Common sense dictates that level playing fields, by nature of their definition, need to be level.
Keep the pressure up. For those of you in Washington State, plan to be at the public hearing in Olympia at 10 a.m. on Monday to let the Senate Committee on Labor & Commerce know exactly what you think of SB 5326. Read this to learn how Washington State expects attendees to testify and prepare accordingly.
Statement on SB 5326’s public hearing.
Senator Karen Keiser released a statement on January 28th regarding the public hearing on SB 5326 where she continues to claim, “The original bill was not fully understood as a proposal for tax fairness, which remains its primary goal.”
You can read that statement in its entirety here. In it, Sen. Keiser presents two different salons:
- An employment-based salon with six stylists, each of whom generate $50,000 a year, resulting in $300,000 of revenues annually that the salon owner must pay B&O (gross receipt taxes) on.
- A rental salon with six renters, each of whom generate $50,000 a year, resulting in the same amount of gross sales, but because each individual renter operates as a separate small business and none of their revenues are high enough to meet the $56,000 B&O minimum tax rate, those $300,000 are exempt from B&O taxes.
Senator Keiser doesn’t seem to understand that she’s making an unequal comparison, nor that this “tax unfairness” situation wouldn’t be unique to our industry.
First of all, the $300,000 in gross receipts are not “the same.” You are comparing the combined gross receipts of a salon with six employees to six independently owned and operated microsalons, each with $50,000 of revenue. Each business must be seen as separate entities. The gross receipts of six combined small businesses may equal $300,000, but they are not comparable because they are not operating as a single entity. Each has different management, different costs, different strategies for offsetting those costs, different services, different products, different protocols, and most importantly, each one of those independent businesses has exactly one employee—who also happens to be the owner.
Stop comparing apples to astronauts and make a comparison that makes sense. The only situation in which the B&O threshold isn’t “fair” is one in which a booth renter or landlord who generates over $56,000 is somehow exempt, which isn’t the case.
In the statement, Sen. Keiser claims to have modeled her bill on those found in NJ and PA—bills that did effectively ban booth rental in those states, so that invalidates her claim that the bill wasn’t “intended” to ban booth rental. But you know what? Those laws didn’t solve the problem of tax unfairness in either state.
If “tax fairness” is truly the issue, lower the B&O threshold for ALL businesses.
SB 5326 only curbs this “problem” in one industry. What about the other sole proprietorships generating less than $56,000 annually? Why are beauty professionals being singled out on account of our profession? What makes our “activities” more taxable than those of other self-employed business owners?
- What about a bookkeeper who leaves their job and goes into business for themselves, renting a desk in a coworking facility?

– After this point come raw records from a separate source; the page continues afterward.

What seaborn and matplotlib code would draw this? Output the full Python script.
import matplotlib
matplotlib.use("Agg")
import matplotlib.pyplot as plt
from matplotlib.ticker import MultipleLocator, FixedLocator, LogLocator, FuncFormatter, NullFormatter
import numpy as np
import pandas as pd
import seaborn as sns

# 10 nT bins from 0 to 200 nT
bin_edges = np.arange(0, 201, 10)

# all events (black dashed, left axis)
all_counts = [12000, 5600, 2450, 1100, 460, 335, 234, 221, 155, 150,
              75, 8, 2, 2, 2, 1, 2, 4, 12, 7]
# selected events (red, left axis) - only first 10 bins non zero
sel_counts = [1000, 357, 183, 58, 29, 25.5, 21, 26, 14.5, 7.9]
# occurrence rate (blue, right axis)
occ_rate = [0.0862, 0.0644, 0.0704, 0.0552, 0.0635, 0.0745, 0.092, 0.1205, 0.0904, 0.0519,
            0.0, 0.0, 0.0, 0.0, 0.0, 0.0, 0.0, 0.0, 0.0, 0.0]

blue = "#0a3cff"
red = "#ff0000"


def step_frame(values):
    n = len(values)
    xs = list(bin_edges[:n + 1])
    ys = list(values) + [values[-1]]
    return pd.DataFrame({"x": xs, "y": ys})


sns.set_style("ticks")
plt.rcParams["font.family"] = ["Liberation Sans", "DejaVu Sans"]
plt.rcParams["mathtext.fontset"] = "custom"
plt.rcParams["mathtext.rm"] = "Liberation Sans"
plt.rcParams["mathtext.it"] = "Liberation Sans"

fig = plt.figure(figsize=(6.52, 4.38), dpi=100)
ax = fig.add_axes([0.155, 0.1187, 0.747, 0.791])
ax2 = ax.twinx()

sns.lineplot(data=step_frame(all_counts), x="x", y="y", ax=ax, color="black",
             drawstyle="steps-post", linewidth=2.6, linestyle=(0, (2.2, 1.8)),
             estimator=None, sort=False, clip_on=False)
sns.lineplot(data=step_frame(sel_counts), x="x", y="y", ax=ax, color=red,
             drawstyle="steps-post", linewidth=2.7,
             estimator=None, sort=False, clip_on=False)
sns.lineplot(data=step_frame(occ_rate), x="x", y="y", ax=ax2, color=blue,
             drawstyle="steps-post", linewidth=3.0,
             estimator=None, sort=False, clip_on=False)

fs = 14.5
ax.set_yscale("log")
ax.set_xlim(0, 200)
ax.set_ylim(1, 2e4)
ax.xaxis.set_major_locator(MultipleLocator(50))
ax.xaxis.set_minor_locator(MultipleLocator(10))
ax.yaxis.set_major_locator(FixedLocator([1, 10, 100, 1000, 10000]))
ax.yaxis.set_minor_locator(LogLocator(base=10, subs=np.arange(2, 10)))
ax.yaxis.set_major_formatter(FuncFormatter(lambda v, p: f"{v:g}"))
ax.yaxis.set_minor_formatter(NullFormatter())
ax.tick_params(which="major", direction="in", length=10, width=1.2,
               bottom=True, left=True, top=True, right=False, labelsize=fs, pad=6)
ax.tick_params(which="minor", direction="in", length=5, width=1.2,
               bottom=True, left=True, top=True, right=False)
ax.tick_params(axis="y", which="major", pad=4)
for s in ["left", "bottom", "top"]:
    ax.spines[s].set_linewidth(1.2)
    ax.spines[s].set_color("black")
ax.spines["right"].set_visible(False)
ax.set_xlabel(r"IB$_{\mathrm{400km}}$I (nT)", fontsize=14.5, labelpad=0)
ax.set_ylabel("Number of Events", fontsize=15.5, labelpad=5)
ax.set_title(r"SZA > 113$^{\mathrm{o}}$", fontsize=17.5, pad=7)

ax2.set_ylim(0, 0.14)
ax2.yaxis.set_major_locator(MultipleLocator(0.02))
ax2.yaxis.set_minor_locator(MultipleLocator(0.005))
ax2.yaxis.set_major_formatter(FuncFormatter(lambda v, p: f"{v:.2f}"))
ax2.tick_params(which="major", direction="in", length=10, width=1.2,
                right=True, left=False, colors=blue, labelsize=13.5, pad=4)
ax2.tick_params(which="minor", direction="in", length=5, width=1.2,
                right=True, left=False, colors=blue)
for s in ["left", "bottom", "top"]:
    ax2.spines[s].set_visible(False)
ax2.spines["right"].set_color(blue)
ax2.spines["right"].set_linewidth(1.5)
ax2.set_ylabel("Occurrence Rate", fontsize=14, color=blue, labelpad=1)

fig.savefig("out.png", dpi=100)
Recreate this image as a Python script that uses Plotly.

What makes her $50,000 annually any different than ours?
- What about a tech consultant who leaves their consulting firm and starts their own solo practice from home? What makes her $50,000 annually any different than ours?
- What about attorneys?
- What about tax preparers?
- What about general contractors?
- What about real estate agents?
- What about domestic workers?
- What about home health care professionals?
- What about freelancers?
- What about professional tutors?
What about literally all of the other solo business owners in every industry? What makes their revenue less taxable than ours? Tell me again how this creates “fairness.”
Sen. Keiser is proposing that our small businesses should be subject to taxes that other small businesses are exempt from. There is absolutely nothing “fair” about that.
Plan to be at the next public hearing on Monday at 10 a.m. to let Sen. Keiser know that her revision doesn’t solve the problem and does nothing but create more unfairness.